Que tout cela parvienne à se faire, en quoi, s'il vous plaît, et dans quel sens inquiétant, ce mouvement universel pourrait-il être dirigé par n'importe qui ? Qu'il s'organise, par exemple, à Paris, entre ouvriers, des Sociétés de culture intellectuelle comme celles qui existent par centaines dans les villes d'Allemagne, et dont M. Edouard Pfeiffer, le président de l'association d'instruction populaire de Wurtemberg, expliquait le fonctionnement d'une façon si intéressante dans le n° de la Coopération du 30 septembre dernier ; que, dans le faubourg Saint-Antoine, dans le quartier du Temple, à Montmartre, aux Batignolles, des groupes de travailleurs, entrés dans la Ligue, s'entendent ensemble pour se donner, à certains jours, des soirées d'instruction avec des professeurs de bonne volonté, ou même rétribués, pourquoi pas ? – les ouvriers anglais et allemands ne se refusent pas ce luxe-là, – je voudrais bien savoir ce que viendront faire là-dedans les doctrines d'un professeur de demoiselles qui fait sa classe à Beblenheim, et qui n'a aucune envie de changer d'élèves. – Est-ce que ces gens-là ne seront pas chez eux ? Est-ce qu'ils auront des permissions à me demander ?

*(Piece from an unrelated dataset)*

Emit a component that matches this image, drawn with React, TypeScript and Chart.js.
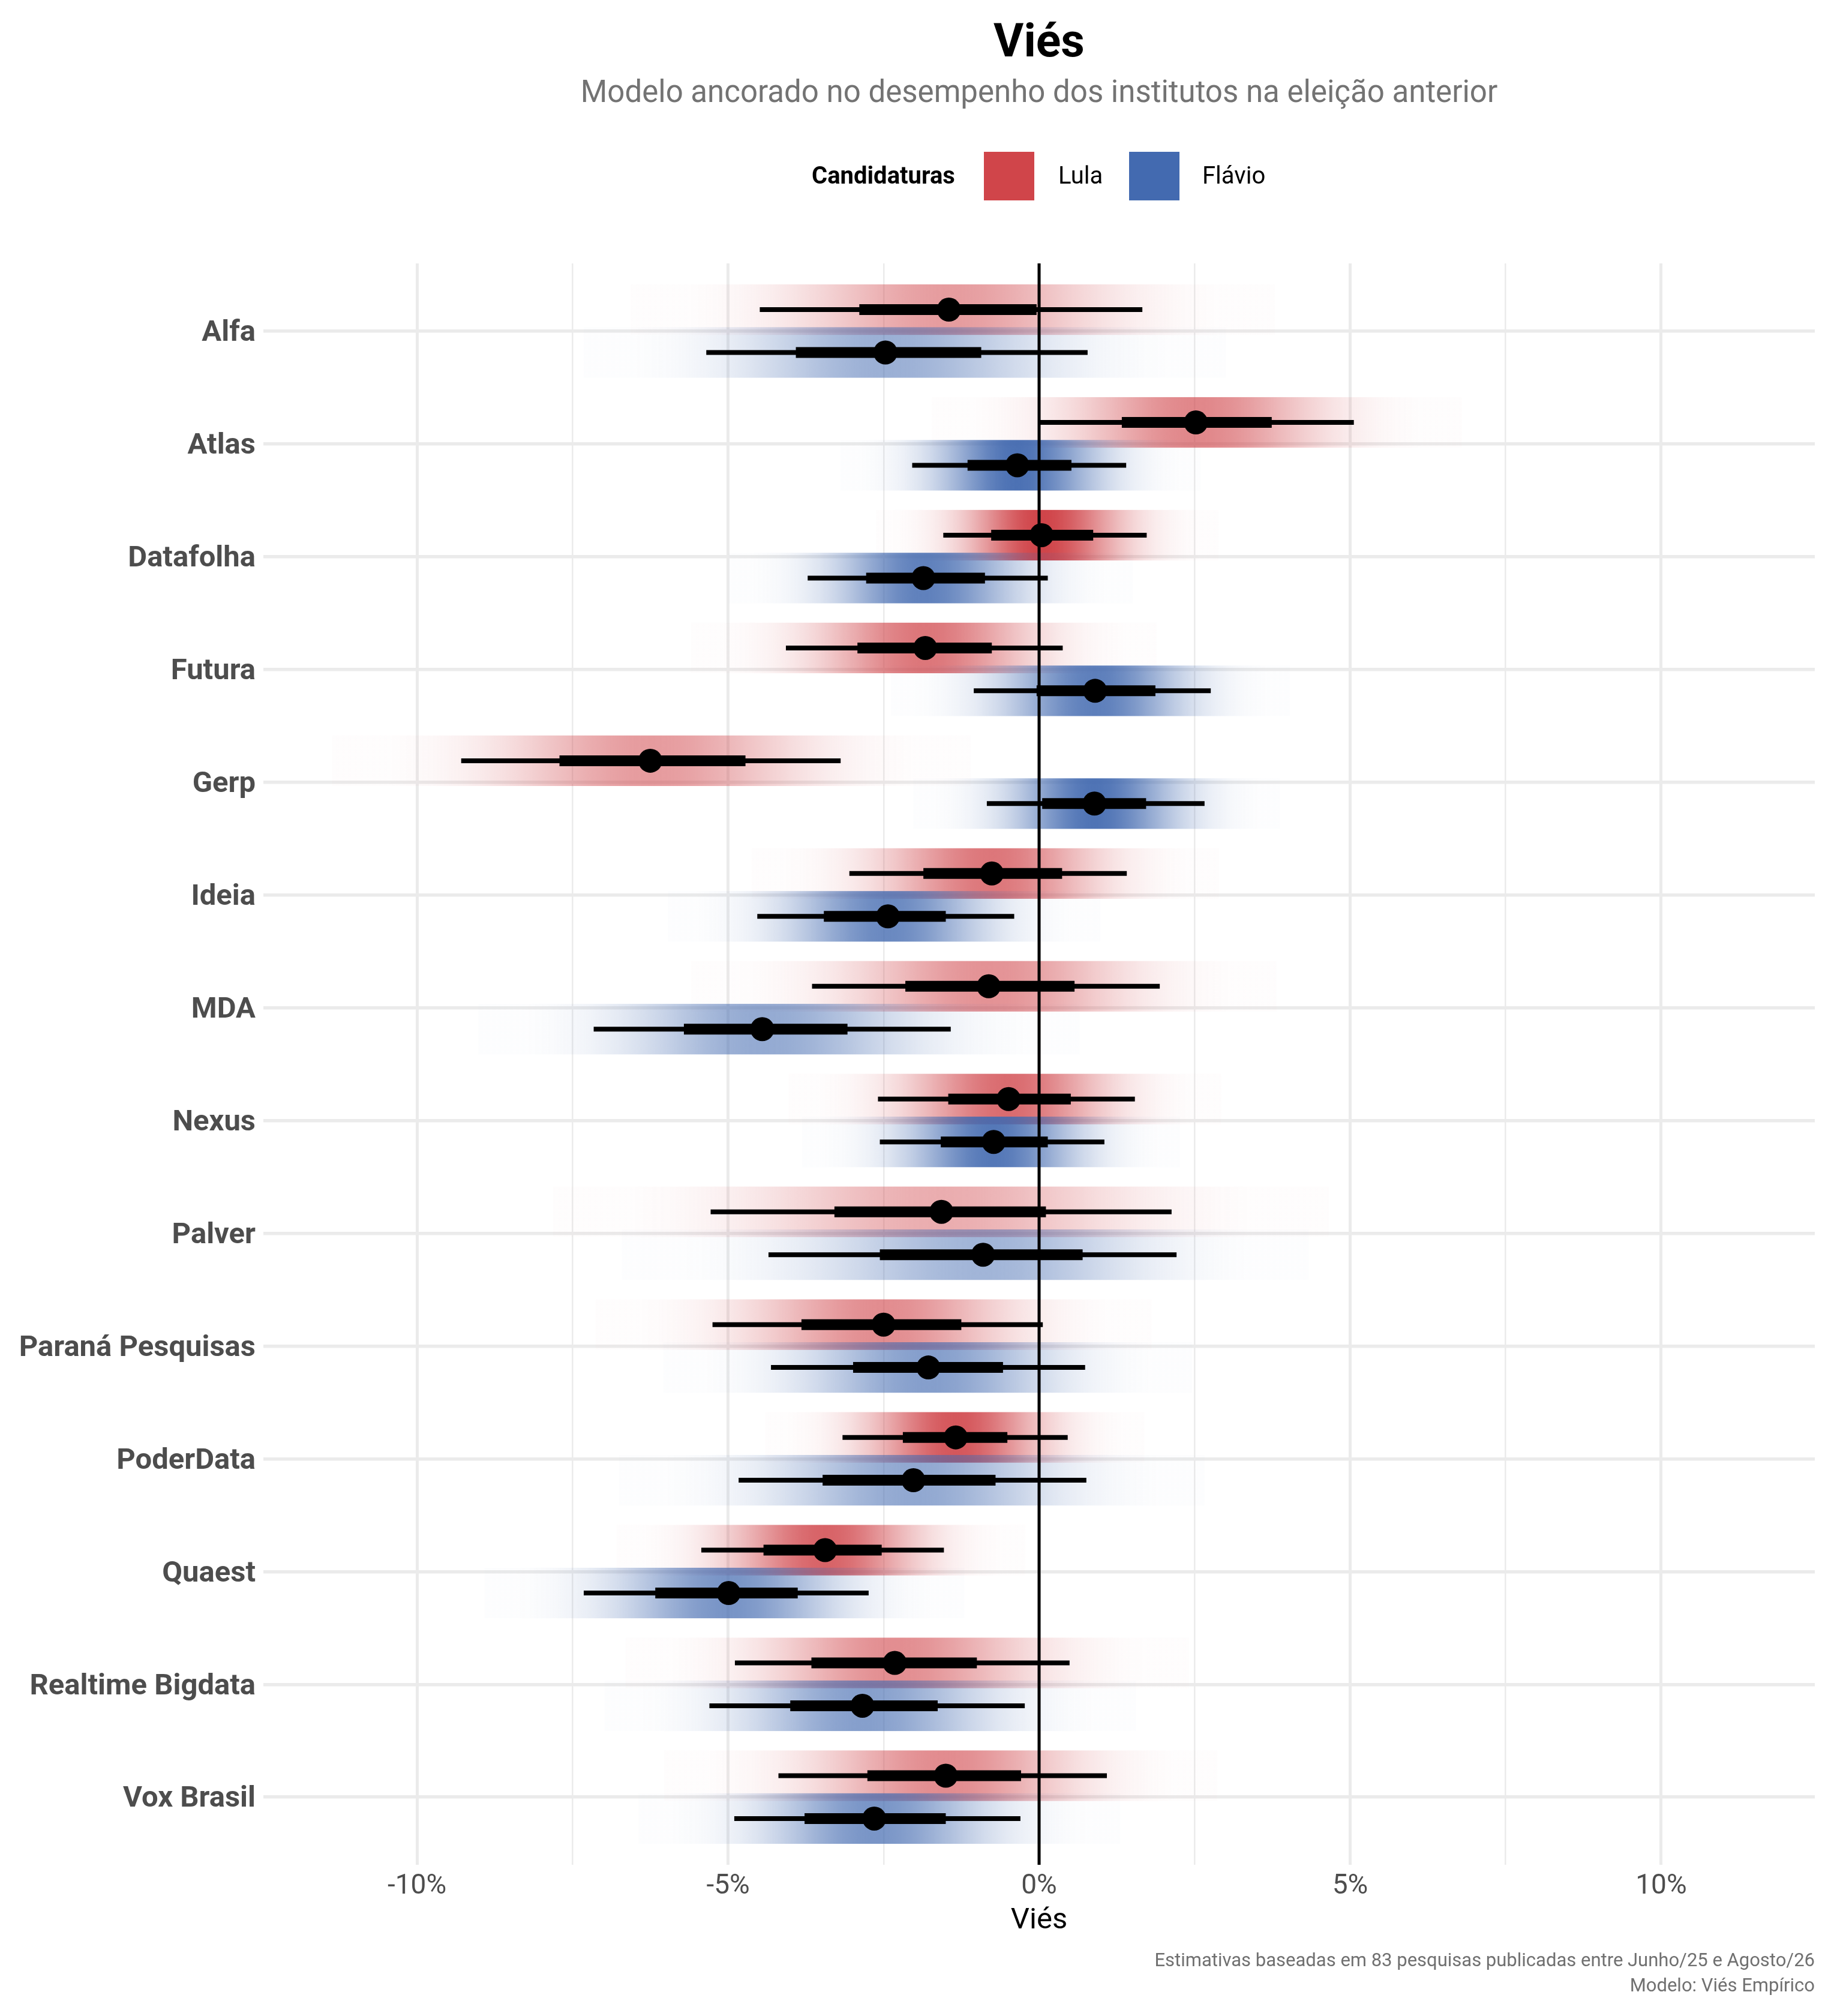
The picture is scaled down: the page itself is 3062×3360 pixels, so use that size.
import React, { useEffect, useRef } from 'react';
import { Chart, registerables } from 'chart.js';

Chart.register(...registerables);

// ---------------- DATA ----------------
const institutes = [
  'Alfa', 'Atlas', 'Datafolha', 'Futura', 'Gerp', 'Ideia', 'MDA', 'Nexus',
  'Palver', 'Paraná Pesquisas', 'PoderData', 'Quaest', 'Realtime Bigdata', 'Vox Brasil',
];

// Lula: point estimate, 66% interval, 95% interval (in %)
const lulaEst = [-1.45, 2.52, 0.04, -1.83, -6.25, -0.76, -0.81, -0.49, -1.57, -2.50, -1.34, -3.44, -2.32, -1.50];
const lulaLo66 = [-2.89, 1.33, -0.77, -2.92, -7.71, -1.86, -2.15, -1.46, -3.29, -3.82, -2.19, -4.43, -3.66, -2.76];
const lulaHi66 = [-0.04, 3.74, 0.87, -0.76, -4.72, 0.37, 0.57, 0.51, 0.11, -1.25, -0.51, -2.53, -1.00, -0.29];
const lulaLo95 = [-4.49, 0.0, -1.54, -4.07, -9.29, -3.05, -3.65, -2.59, -5.28, -5.25, -3.16, -5.43, -4.89, -4.19];
const lulaHi95 = [1.66, 5.06, 1.73, 0.38, -3.19, 1.41, 1.94, 1.54, 2.13, 0.06, 0.46, -1.53, 0.49, 1.09];

// Flávio: point estimate, 66% interval, 95% interval (in %)
const flavioEst = [-2.47, -0.35, -1.86, 0.90, 0.89, -2.43, -4.45, -0.73, -0.90, -1.78, -2.02, -4.99, -2.84, -2.65];
const flavioLo66 = [-3.91, -1.15, -2.78, -0.04, 0.05, -3.46, -5.71, -1.58, -2.56, -2.99, -3.48, -6.17, -4.00, -3.77];
const flavioHi66 = [-0.93, 0.52, -0.87, 1.87, 1.72, -1.50, -3.08, 0.14, 0.70, -0.58, -0.70, -3.88, -1.63, -1.50];
const flavioLo95 = [-5.35, -2.04, -3.72, -1.05, -0.84, -4.53, -7.16, -2.56, -4.35, -4.31, -4.83, -7.32, -5.30, -4.90];
const flavioHi95 = [0.78, 1.40, 0.14, 2.76, 2.66, -0.40, -1.42, 1.05, 2.21, 0.74, 0.76, -2.74, -0.23, -0.30];

const candidates = ['Lula', 'Flávio'];
const xTickValues = [-10, -7.5, -5, -2.5, 0, 2.5, 5, 7.5, 10];

const titleText = 'Viés';
const subtitleText = 'Modelo ancorado no desempenho dos institutos na eleição anterior';
const legendTitle = 'Candidaturas';
const xAxisTitle = 'Viés';
const captionLines = [
  'Estimativas baseadas em 83 pesquisas publicadas entre Junho/25 e Agosto/26',
  'Modelo: Viés Empírico',
];

// ---------------- STYLE / LAYOUT ----------------
const W = 3062;
const H = 3360;
const FONT = 'Roboto, "Open Sans", "DejaVu Sans", sans-serif';
const RGB: [number, number, number][] = [
  [208, 69, 74],
  [67, 106, 176],
];
const OFFSETS = [-0.19, 0.19];
const BAND_HALF = 0.224;

type Series = {
  est: number[];
  lo66: number[];
  hi66: number[];
  lo95: number[];
  hi95: number[];
};

const series: Series[] = [
  { est: lulaEst, lo66: lulaLo66, hi66: lulaHi66, lo95: lulaLo95, hi95: lulaHi95 },
  { est: flavioEst, lo66: flavioLo66, hi66: flavioHi66, lo95: flavioLo95, hi95: flavioHi95 },
];

const bandPlugin = {
  id: 'gradientBands',
  beforeDatasetsDraw(chart: any) {
    const { ctx, chartArea, scales } = chart;
    const xs = scales.x;
    const ys = scales.y;
    ctx.save();
    ctx.beginPath();
    ctx.rect(chartArea.left, chartArea.top, chartArea.right - chartArea.left, chartArea.bottom - chartArea.top);
    ctx.clip();
    let minWidth = Infinity;
    series.forEach((s) => s.est.forEach((_, i) => {
      minWidth = Math.min(minWidth, s.hi95[i] - s.lo95[i]);
    }));
    series.forEach((s, si) => {
      const [r, g, b] = RGB[si];
      s.est.forEach((e, i) => {
        const sdL = (e - s.lo95[i]) / 1.96;
        const sdR = (s.hi95[i] - e) / 1.96;
        const peak = minWidth / (s.hi95[i] - s.lo95[i]);
        const v0 = e - 3.3 * sdL;
        const v1 = e + 3.3 * sdR;
        const p0 = xs.getPixelForValue(v0);
        const p1 = xs.getPixelForValue(v1);
        const ya = ys.getPixelForValue(i + OFFSETS[si] - BAND_HALF);
        const yb = ys.getPixelForValue(i + OFFSETS[si] + BAND_HALF);
        const grad = ctx.createLinearGradient(p0, 0, p1, 0);
        const N = 90;
        for (let k = 0; k <= N; k++) {
          const v = v0 + ((v1 - v0) * k) / N;
          const z = v < e ? (v - e) / sdL : (v - e) / sdR;
          let a = peak * Math.exp(-0.5 * z * z);
          a = Math.max(a, 0.01);
          grad.addColorStop(k / N, `rgba(${r},${g},${b},${a.toFixed(4)})`);
        }
        ctx.fillStyle = grad;
        ctx.fillRect(p0, Math.min(ya, yb), p1 - p0, Math.abs(yb - ya));
      });
    });
    ctx.restore();
  },
};

const textPlugin = {
  id: 'texts',
  afterDraw(chart: any) {
    const { ctx, chartArea } = chart;
    const cx = (chartArea.left + chartArea.right) / 2;
    ctx.save();
    ctx.textAlign = 'center';
    ctx.textBaseline = 'alphabetic';
    ctx.fillStyle = '#000000';
    ctx.font = `bold 77px ${FONT}`;
    ctx.fillText(titleText, cx, 94);
    ctx.fillStyle = '#737373';
    ctx.font = `51px ${FONT}`;
    ctx.fillText(subtitleText, cx, 170);

    // legend
    const boxTop = 253;
    const boxH = 81;
    const midY = boxTop + boxH / 2;
    ctx.textBaseline = 'middle';
    ctx.textAlign = 'left';
    ctx.fillStyle = '#000000';
    ctx.font = `bold 40px ${FONT}`;
    ctx.fillText(legendTitle, 1353, midY + 2);
    const boxX = [1640, 1882];
    const labelX = [1764, 2004];
    candidates.forEach((c, k) => {
      const [r, g, b] = RGB[k];
      ctx.fillStyle = `rgb(${r},${g},${b})`;
      ctx.fillRect(boxX[k], boxTop, 84, boxH);
      ctx.fillStyle = '#000000';
      ctx.font = `40px ${FONT}`;
      ctx.fillText(c, labelX[k], midY + 2);
    });

    // axis title
    ctx.textAlign = 'center';
    ctx.textBaseline = 'alphabetic';
    ctx.fillStyle = '#000000';
    ctx.font = `49px ${FONT}`;
    ctx.fillText(xAxisTitle, cx, 3214);

    // caption
    ctx.textAlign = 'right';
    ctx.fillStyle = '#707070';
    ctx.font = `31px ${FONT}`;
    ctx.fillText(captionLines[0], chartArea.right, 3277);
    ctx.fillText(captionLines[1], chartArea.right, 3319);
    ctx.restore();
  },
};

function buildDatasets() {
  const ds: any[] = [];
  const pts: { x: number; y: number }[] = [];
  series.forEach((s, si) => s.est.forEach((e, i) => pts.push({ x: e, y: i + OFFSETS[si] })));
  ds.push({
    label: 'pontos',
    data: pts,
    showLine: false,
    pointRadius: 20,
    pointBackgroundColor: '#000000',
    pointBorderWidth: 0,
    pointHoverRadius: 20,
  });
  series.forEach((s, si) => s.est.forEach((_, i) => {
    ds.push({
      label: `${candidates[si]} 66% ${institutes[i]}`,
      data: [{ x: s.lo66[i], y: i + OFFSETS[si] }, { x: s.hi66[i], y: i + OFFSETS[si] }],
      showLine: true,
      borderColor: '#000000',
      borderWidth: 18,
      borderCapStyle: 'butt',
      pointRadius: 0,
    });
  }));
  series.forEach((s, si) => s.est.forEach((_, i) => {
    ds.push({
      label: `${candidates[si]} 95% ${institutes[i]}`,
      data: [{ x: s.lo95[i], y: i + OFFSETS[si] }, { x: s.hi95[i], y: i + OFFSETS[si] }],
      showLine: true,
      borderColor: '#000000',
      borderWidth: 8,
      borderCapStyle: 'butt',
      pointRadius: 0,
    });
  }));
  ds.push({
    label: 'zero',
    data: [{ x: 0, y: -0.6 }, { x: 0, y: institutes.length - 0.4 }],
    showLine: true,
    borderColor: '#000000',
    borderWidth: 5,
    borderCapStyle: 'butt',
    pointRadius: 0,
  });
  return ds;
}

export default function App() {
  const ref = useRef<HTMLCanvasElement>(null);
  useEffect(() => {
    document.body.style.margin = '0';
    let chart: Chart | null = null;
    let cancelled = false;
    const make = () => {
      if (cancelled || !ref.current) return;
      chart = new Chart(ref.current, {
        type: 'scatter',
        data: { datasets: buildDatasets() },
        options: {
          responsive: false,
          animation: false,
          devicePixelRatio: 1,
          events: [],
          layout: { padding: { top: 439, right: 37, left: 0, bottom: 0 } },
          plugins: {
            legend: { display: false },
            tooltip: { enabled: false },
            title: { display: false },
          },
          scales: {
            x: {
              type: 'linear',
              min: -12.47,
              max: 12.47,
              afterBuildTicks: (s: any) => {
                s.ticks = xTickValues.map((v) => ({ value: v }));
              },
              afterFit: (s: any) => {
                s.height = 252;
              },
              grid: {
                color: '#ebebeb',
                lineWidth: (c: any) => (c.tick && c.tick.value % 5 === 0 ? 5 : 2.5),
                drawTicks: false,
              },
              border: { display: false },
              ticks: {
                autoSkip: false,
                maxRotation: 0,
                padding: 9,
                color: '#4d4d4d',
                font: { family: FONT, size: 46 },
                callback: (v: any) => (Number(v) % 5 === 0 ? `${v}%` : ''),
              },
            },
            y: {
              type: 'linear',
              reverse: true,
              min: -0.6,
              max: institutes.length - 0.4,
              afterBuildTicks: (s: any) => {
                s.ticks = institutes.map((_, i) => ({ value: i }));
              },
              afterFit: (s: any) => {
                s.width = 439;
              },
              grid: { color: '#ebebeb', lineWidth: 5.5, drawTicks: false },
              border: { display: false },
              ticks: {
                autoSkip: false,
                padding: 13,
                labelOffset: 4,
                color: '#4d4d4d',
                font: { family: FONT, size: 49, weight: 'bold' },
                callback: (v: any) => institutes[Number(v)] ?? '',
              },
            },
          },
        } as any,
        plugins: [bandPlugin, textPlugin],
      });
    };
    const fonts: any = (document as any).fonts;
    if (fonts && fonts.load) {
      Promise.all([
        fonts.load(`bold 49px Roboto`),
        fonts.load(`46px Roboto`),
      ]).then(make, make);
    } else {
      make();
    }
    return () => {
      cancelled = true;
      if (chart) chart.destroy();
    };
  }, []);
  return (
    <div style={{ width: W, height: H }}>
      <canvas ref={ref} width={W} height={H} style={{ width: W, height: H, display: 'block' }} />
    </div>
  );
}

Ce n'est pas que je me défende d'avoir une doctrine en matière d'enseignement populaire. J'en ai une assurément ; je ne me serais pas permis, sans cela, de me mettre de mon propre chef, à la tête d'un mouvement comme celui-ci. La voici telle que je viens de la formuler dans l'Annuaire de l'association de 1867. C'est la dénégation même de toute direction « dans tel sens plutôt que dans un autre » pour me servir de l'expression de ceux qui ne sont pas entièrement sûrs de moi, et je me déclare prêt à mettre à son service tout ce que je puis avoir d'autorité personnelle, – je ne crains pas d'en parler parce que j'ai conscience de l'avoir légalement gagnée :

« Prêcher l'ignorant dans un sens ou dans un autre n'avance à rien et ne l'avance pas. Il demeure ensuite à la merci des prédications contraires, et n'en sait guère plus long qu'avant. Qu'il apprenne ce que savent ceux qui le prêchent, c'est tout autre chose ; il sera en état de se prêcher lui-même, et ceux qui craindraient qu'il soit à lui-même un mauvais prédicateur peuvent se rassurer d'avance. L'instruction n'a pas deux manières d'agir sur ceux qui la possèdent. S'ils s'en trouvent bien pour leur compte, pourquoi ne rendrait-elle pas le même service aux autres ? » Si vos correspondants « du dehors » connaissent une façon plus libérale d'entendre la question de l'enseignement populaire, qu'ils veuillent bien me l'apprendre. Je n'en connais pas.

Jean Macé.

P.-S. : Vous me priez de répondre à une question qui vous été faite sur la destination future des sommes souscrites pour la Ligue.



La souscription ouverte présentement est destinée à couvrir les frais de propagande du projet. Je publierai dans chaque bulletin, comme je viens de le faire dans le premier, l'état des recettes et des dépenses, et je rendrai mes comptes, avec pièces à l'appui, à la commission qui sera nommée à cet effet, dans la première assemblée générale.

Quand la Ligue sera constituée, l'emploi des cotisations annuelles devra être déterminé – c'est du moins mon avis – au sein des groupes d'adhérents qui se forment. Chaque groupe fixerait lui-même la part qu'il lui conviendrait de verser au fonds général de propagande de l'œuvre, où iraient également les cotisations des adhérents qui ne jugeraient pas à propos de s'engager dans un groupe spécial.